= Hassan Aziz Hassan =

Egyptian prince (1924–2000)

Prince Hassan Aziz Hassan (Arabic: حسن عزيز حسن, also known as Nabil Hassan Aziz Hassan; February 22, 1924 – April 17, 2000) was an Egyptian prince. He was one of the last surviving members of the Muhammad Ali Dynasty. He held the title of "El-Nabil" (the noble prince, in Arabic), which was also his name at birth.

Having been educated in Beirut and England at Leighton Park School, he was a painter and pianist, and was a student and close friend of the expatriate Polish concert pianist Ignaz Tiegerman and of the artists Fabrizio Clerici and Leonor Fini who portrayed it.

Hassan was born in Sanremo, Italy, a great-grandson of the Khedive Ismail and a cousin of King Farouk of Egypt, the country's last king. His father, Prince Aziz, a brother of King Fuad I, was a founder of the Wafd Party, and his mother was Spanish.

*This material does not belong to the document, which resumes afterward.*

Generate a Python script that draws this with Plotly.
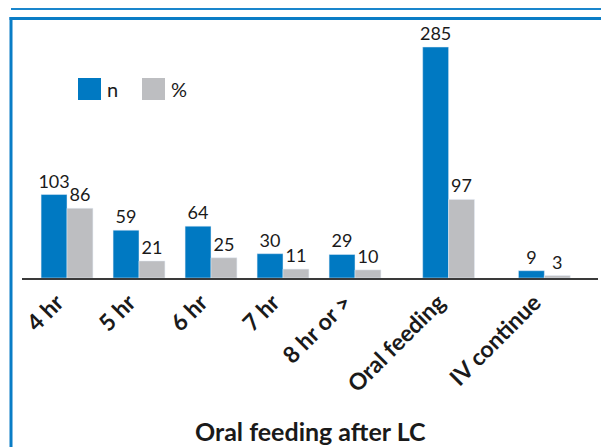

He had two sisters, Princess Khadijah and Princess Aicha, and a brother, Ismail. Unlike many other members of the Egyptian royal family, he remained in Egypt following the Egyptian Revolution of 1952, living in an apartment with one of his sisters, with whom he did not speak for years. He died in 2000, in Cairo, Egypt, at the age of 76.